Menegaskan Kembali Semangat Bhinneka Tunggal Ika
TANGGAL 28 Oktober 2008, Sumpah Pemuda genap 80 tahun diikrarkan. Dalam waktu bersamaan, diperingati pula 100 tahun kebangkitan nasional dan 10 tahun reformasi. Ketiga peristiwa yang dilakonkan kaum muda tersebut memiliki nilai historis luar biasa bagi bangsa Indonesia.
Ada satu hal menarik yang dapat dipetik dari penggalan sejarah awal abad 20 di Indonesia. Pada masa itu mulai lahir gerakan terorganisir dalam bingkai gerakan intelektual, yang berusaha menyatukan gerak perlawaan terhadap imperialisme dan kolonialisme yang telah membekap hampir 300 tahun. Sebelumnya, gerakan lebih bersifat fisik, tersekat dalam batas teritorial sempit dan lebih berpaham primordial kelompok-etinis.

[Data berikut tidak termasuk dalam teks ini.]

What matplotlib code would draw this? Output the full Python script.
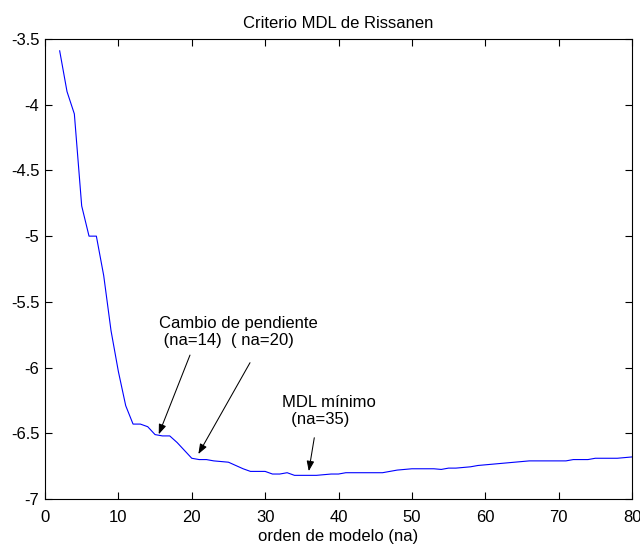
import numpy as np
import matplotlib
matplotlib.use("Agg")
import matplotlib.pyplot as plt

plt.rcParams['font.family'] = ['Liberation Sans', 'DejaVu Sans']
plt.rcParams['font.size'] = 12

# MDL criterion vs. model order
orders = list(range(2, 81))
mdl = [
    -3.59, -3.90, -4.07, -4.77, -5.00, -5.00, -5.30, -5.72, -6.03, -6.29,   # 2-11
    -6.43, -6.43, -6.45, -6.51, -6.52, -6.52, -6.57, -6.63, -6.69, -6.70,   # 12-21
    -6.70, -6.71, -6.715, -6.72, -6.745, -6.77, -6.79, -6.79, -6.79, -6.81, # 22-31
    -6.81, -6.80, -6.82, -6.82, -6.82, -6.82, -6.815, -6.81, -6.81, -6.80,  # 32-41
    -6.80, -6.80, -6.80, -6.80, -6.80, -6.79, -6.78, -6.775, -6.77, -6.77,  # 42-51
    -6.77, -6.77, -6.775, -6.765, -6.765, -6.76, -6.755, -6.745, -6.74, -6.735,  # 52-61
    -6.73, -6.725, -6.72, -6.715, -6.71, -6.71, -6.71, -6.71, -6.71, -6.71,  # 62-71
    -6.70, -6.70, -6.70, -6.69, -6.69, -6.69, -6.69, -6.685, -6.68,         # 72-80
]

xticks = [0, 10, 20, 30, 40, 50, 60, 70, 80]
yticks = [-7, -6.5, -6, -5.5, -5, -4.5, -4, -3.5]
ytick_labels = ['-7', '-6.5', '-6', '-5.5', '-5', '-4.5', '-4', '-3.5']

# annotation arrows: (tail, head) in data units
arrows = [
    ((19.76, -5.905), (15.5, -6.508)),
    ((27.94, -5.963), (20.9, -6.658)),
    ((36.7, -6.534), (35.95, -6.788)),
]

fig = plt.figure(figsize=(6.4, 5.47), dpi=100)
ax = fig.add_axes([45 / 640, 1 - 499 / 547, 587 / 640, 460 / 547])

ax.plot(orders, mdl, color='#0000ff', lw=0.8)

ax.set_xlim(0, 80)
ax.set_ylim(-7, -3.5)
ax.set_xticks(xticks)
ax.set_yticks(yticks)
ax.set_yticklabels(ytick_labels)
ax.tick_params(direction='in', length=5, width=0.8, top=True, right=True)
ax.tick_params(axis='x', pad=8)
ax.tick_params(axis='y', pad=4)
for s in ax.spines.values():
    s.set_linewidth(0.8)

ax.set_title('Criterio MDL de Rissanen', fontsize=12, pad=8)
ax.set_xlabel('orden de modelo (na)', fontsize=12, labelpad=3)

for tail, head in arrows:
    ax.annotate('', xy=head, xytext=tail,
                arrowprops=dict(arrowstyle='-|>,head_length=0.4,head_width=0.15',
                                mutation_scale=15, color='k', lw=0.75,
                                shrinkA=0, shrinkB=0))

# baseline refers to the last line of each two-line label
ax.text(15.54, -5.829, 'Cambio de pendiente\n (na=14)  ( na=20)',
        ha='left', va='baseline', fontsize=12)
ax.text(32.3, -6.430, 'MDL mínimo\n  (na=35)',
        ha='left', va='baseline', fontsize=12)

fig.savefig('out.png', dpi=100, facecolor='white')
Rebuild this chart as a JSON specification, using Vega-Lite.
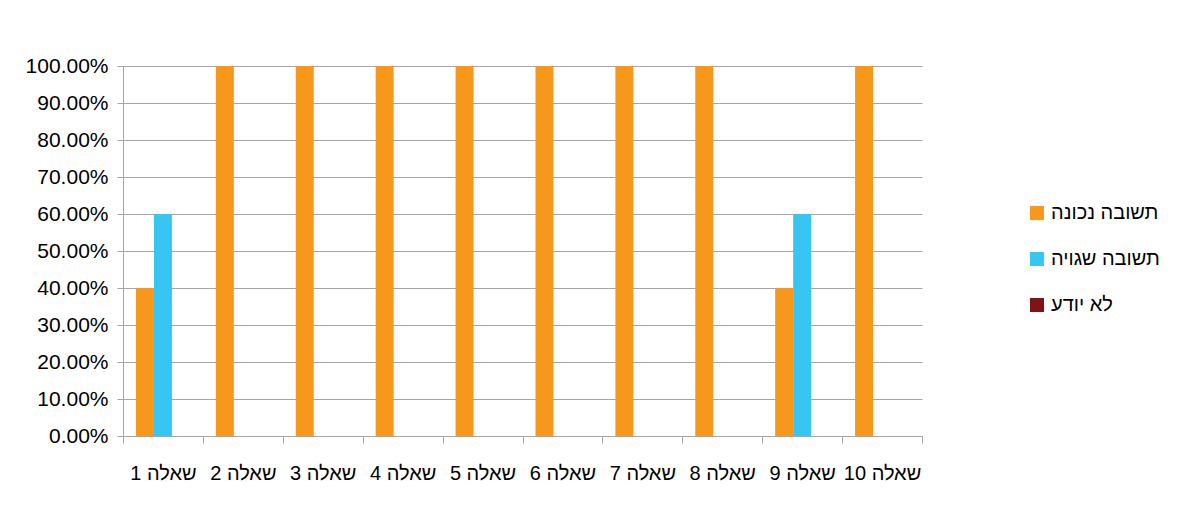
{
  "$schema": "https://vega.github.io/schema/vega-lite/v6.json",
  "width": 799,
  "height": 370,
  "autosize": "none",
  "padding": {"left": 123, "top": 66, "right": 264, "bottom": 79},
  "background": "white",
  "config": {"view": {"stroke": null}, "font": "Liberation Sans"},
  "data": {"values": [
    {"q": "שאלה 1", "a": "תשובה נכונה", "v": 0.4},
    {"q": "שאלה 1", "a": "תשובה שגויה", "v": 0.6},
    {"q": "שאלה 1", "a": "לא יודע", "v": 0},
    {"q": "שאלה 2", "a": "תשובה נכונה", "v": 1},
    {"q": "שאלה 2", "a": "תשובה שגויה", "v": 0},
    {"q": "שאלה 2", "a": "לא יודע", "v": 0},
    {"q": "שאלה 3", "a": "תשובה נכונה", "v": 1},
    {"q": "שאלה 3", "a": "תשובה שגויה", "v": 0},
    {"q": "שאלה 3", "a": "לא יודע", "v": 0},
    {"q": "שאלה 4", "a": "תשובה נכונה", "v": 1},
    {"q": "שאלה 4", "a": "תשובה שגויה", "v": 0},
    {"q": "שאלה 4", "a": "לא יודע", "v": 0},
    {"q": "שאלה 5", "a": "תשובה נכונה", "v": 1},
    {"q": "שאלה 5", "a": "תשובה שגויה", "v": 0},
    {"q": "שאלה 5", "a": "לא יודע", "v": 0},
    {"q": "שאלה 6", "a": "תשובה נכונה", "v": 1},
    {"q": "שאלה 6", "a": "תשובה שגויה", "v": 0},
    {"q": "שאלה 6", "a": "לא יודע", "v": 0},
    {"q": "שאלה 7", "a": "תשובה נכונה", "v": 1},
    {"q": "שאלה 7", "a": "תשובה שגויה", "v": 0},
    {"q": "שאלה 7", "a": "לא יודע", "v": 0},
    {"q": "שאלה 8", "a": "תשובה נכונה", "v": 1},
    {"q": "שאלה 8", "a": "תשובה שגויה", "v": 0},
    {"q": "שאלה 8", "a": "לא יודע", "v": 0},
    {"q": "שאלה 9", "a": "תשובה נכונה", "v": 0.4},
    {"q": "שאלה 9", "a": "תשובה שגויה", "v": 0.6},
    {"q": "שאלה 9", "a": "לא יודע", "v": 0},
    {"q": "שאלה 10", "a": "תשובה נכונה", "v": 1},
    {"q": "שאלה 10", "a": "תשובה שגויה", "v": 0},
    {"q": "שאלה 10", "a": "לא יודע", "v": 0}
  ]},
  "mark": {"type": "bar"},
  "encoding": {
    "x": {
      "field": "q", "type": "nominal", "sort": null,
      "scale": {"paddingInner": 0, "paddingOuter": 0},
      "axis": {"title": null, "labelAngle": 0, "labelFontSize": 20, "labelPadding": 20, "labelColor": "#000000",
               "tickBand": "extent", "domainColor": "#A6A6A6", "tickColor": "#A6A6A6", "tickSize": 7, "grid": false}
    },
    "y": {
      "field": "v", "type": "quantitative",
      "scale": {"domain": [0, 1], "nice": false},
      "axis": {"title": null, "format": ".2%", "values": [0, 0.1, 0.2, 0.3, 0.4, 0.5, 0.6, 0.7, 0.8, 0.9, 1],
               "labelFontSize": 21, "labelColor": "#000000", "labelPadding": 9,
               "gridColor": "#A6A6A6", "tickColor": "#A6A6A6", "domainColor": "#A6A6A6", "tickSize": 6}
    },
    "xOffset": {"field": "a", "type": "nominal", "sort": ["תשובה נכונה", "תשובה שגויה", "לא יודע"],
                "scale": {"paddingInner": 0, "paddingOuter": 0.722}},
    "color": {
      "field": "a", "type": "nominal",
      "scale": {"domain": ["תשובה נכונה", "תשובה שגויה", "לא יודע"], "range": ["#F7981D", "#37C6F2", "#7E1416"]},
      "legend": {"title": null, "orient": "none", "legendX": 904, "legendY": 137, "symbolType": "square",
                 "symbolSize": 196, "labelFontSize": 20, "labelColor": "#000000", "rowPadding": 26, "labelOffset": 4,
                 "symbolStrokeWidth": 0}
    }
  }
}
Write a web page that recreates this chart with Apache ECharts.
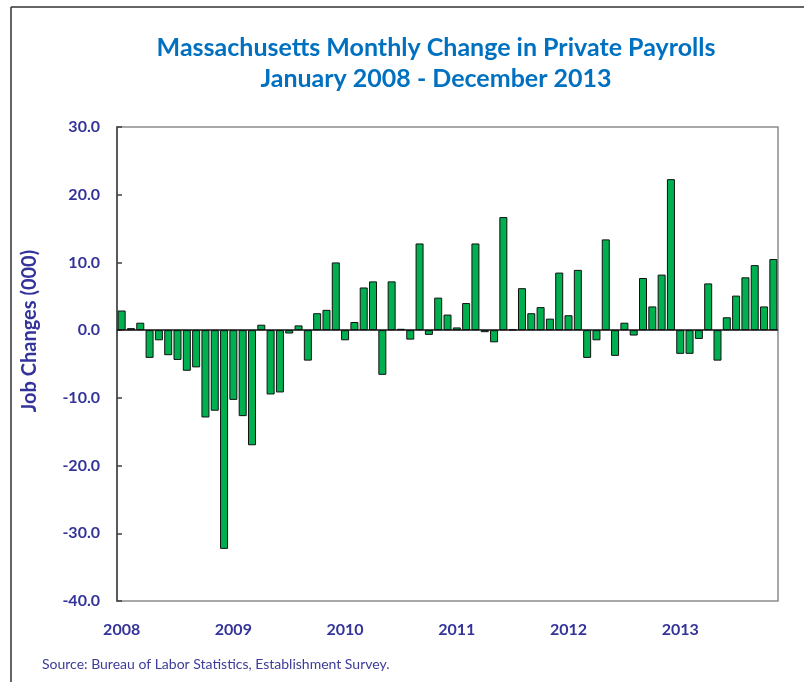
<!DOCTYPE html>
<html>
<head>
<meta charset="utf-8">
<title>Massachusetts Monthly Change in Private Payrolls</title>
<script src="https://cdn.jsdelivr.net/npm/echarts@6/dist/echarts.min.js"></script>
<style>
  html, body { margin: 0; padding: 0; background: #fff; }
  #box { width: 804px; height: 682px; }
</style>
</head>
<body>
<div id="box"></div>
<script>
// monthly change in private payrolls, thousands
const years = ['2008', '2009', '2010', '2011', '2012', '2013']
const months = ['Jan', 'Feb', 'Mar', 'Apr', 'May', 'Jun', 'Jul', 'Aug', 'Sep', 'Oct', 'Nov', 'Dec']
const y2008 = [2.9, 0.3, 1.1, -4.1, -1.5, -3.7, -4.4, -6.0, -5.5, -12.9, -11.9, -32.3]
const y2009 = [-10.3, -12.7, -17.0, 0.8, -9.5, -9.2, -0.5, 0.7, -4.5, 2.5, 3.0, 10.0]
const y2010 = [-1.5, 1.2, 6.3, 7.2, -6.6, 7.2, 0.2, -1.4, 12.8, -0.7, 4.8, 2.3]
const y2011 = [0.4, 4.0, 12.8, -0.3, -1.8, 16.7, 0.1, 6.2, 2.5, 3.4, 1.7, 8.5]
const y2012 = [2.2, 8.9, -4.1, -1.5, 13.4, -3.8, 1.1, -0.8, 7.7, 3.5, 8.2, 22.3]
const y2013 = [-3.5, -3.5, -1.3, 6.9, -4.5, 1.9, 5.1, 7.8, 9.6, 3.5, 10.5]
const yTicks = [-40, -30, -20, -10, 0, 10, 20, 30]

const byYear = [y2008, y2009, y2010, y2011, y2012, y2013]
const categories = []
const values = []
byYear.forEach((arr, i) => {
  arr.forEach((v, m) => {
    categories.push(months[m] + ' ' + years[i])
    values.push(v)
  })
})

const navy = '#333399'
const myChart = echarts.init(document.getElementById('box'))
const option = {
  animation: false,
  textStyle: { fontFamily: 'Lato' },
  title: {
    text: 'Massachusetts Monthly Change in Private Payrolls\nJanuary 2008 - December 2013',
    left: 431,
    top: 27,
    textAlign: 'center',
    textStyle: {
      color: '#0070C0',
      fontSize: 25,
      fontWeight: 'bold',
      fontFamily: 'Lato',
      lineHeight: 31
    }
  },
  graphic: [
    { type: 'line', shape: { x1: 11, y1: 7, x2: 804, y2: 7 }, style: { stroke: '#333', lineWidth: 1.5 } },
    { type: 'line', shape: { x1: 11, y1: 7, x2: 11, y2: 682 }, style: { stroke: '#333', lineWidth: 1.5 } },
    {
      // axis title sits centred on the zero line, not on the plot middle
      type: 'text', x: 30, y: 331, rotation: Math.PI / 2,
      style: {
        text: 'Job Changes (000)', fill: navy, fontSize: 20, fontWeight: 'bold', fontFamily: 'Lato',
        align: 'center', verticalAlign: 'middle'
      }
    },
    {
      type: 'text', left: 42, top: 657,
      style: { text: 'Source: Bureau of Labor Statistics, Establishment Survey.', fill: '#3c3c98', fontSize: 14, fontFamily: 'Lato' }
    }
  ],
  grid: {
    left: 117,
    right: 26,
    top: 127,
    bottom: 81,
    show: true,
    borderColor: '#8c8c8c',
    borderWidth: 1.5,
    containLabel: false
  },
  xAxis: {
    type: 'category',
    data: categories,
    axisLine: { show: false },
    axisTick: { show: false },
    axisLabel: {
      interval: 0,
      margin: 21,
      color: navy,
      fontSize: 16,
      fontWeight: 'bold',
      formatter: (val, idx) => (idx % 12 === 0 ? val.split(' ')[1] : '')
    }
  },
  yAxis: {
    type: 'value',
    min: yTicks[0],
    max: yTicks[yTicks.length - 1],
    interval: 10,
    splitLine: { show: false },
    axisLine: { show: true, lineStyle: { color: '#404040', width: 1.5 } },
    axisTick: { show: true, inside: true, length: 5, lineStyle: { color: '#404040', width: 1.5 } },
    axisLabel: {
      margin: 17,
      color: navy,
      fontSize: 16,
      fontWeight: 'bold',
      formatter: v => v.toFixed(1)
    }
  },
  series: [
    {
      name: 'Change',
      type: 'bar',
      data: values,
      barWidth: 8,
      itemStyle: { color: '#00B050', borderColor: '#111', borderWidth: 1 },
      markLine: {
        silent: true,
        symbol: 'none',
        label: { show: false },
        lineStyle: { color: '#111', width: 1.5, type: 'solid' },
        data: [{ yAxis: 0 }]
      }
    }
  ]
}
myChart.setOption(option)
</script>
</body>
</html>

Selain bingkai intelektual, gerakan masa itu juga menggambarkan konfigurasi gerakan kaum muda. Gerakan seperti Budi Utomo, Syarikat Islam dan Indishce Partij diusung dan dilakukan anak-anak muda, yang kala itu masih tergolong mahasiswa atau baru lepas dari bangku pendidikan.
Gerakan kaum muda ini pada akhirnya sangat menentukan arah perjuangan bangsa dan menjadi warisan sejarah yang diikuti kaum muda pada masa-masa selanjutnya. Tercatat beberapa gerakan penentu bangsa, lebih dilakonkan kaum muda ketimbang orang-orang tua, seperti Sumpah Pemuda (1928), dorongan Proklamasi (peristiwa Rengas Dengklok) tahun 1945, Penggulingan Orde Lama (1966), Malari (1974), Penentangan Azas Tunggal (1986) hingga Reformasi (1998).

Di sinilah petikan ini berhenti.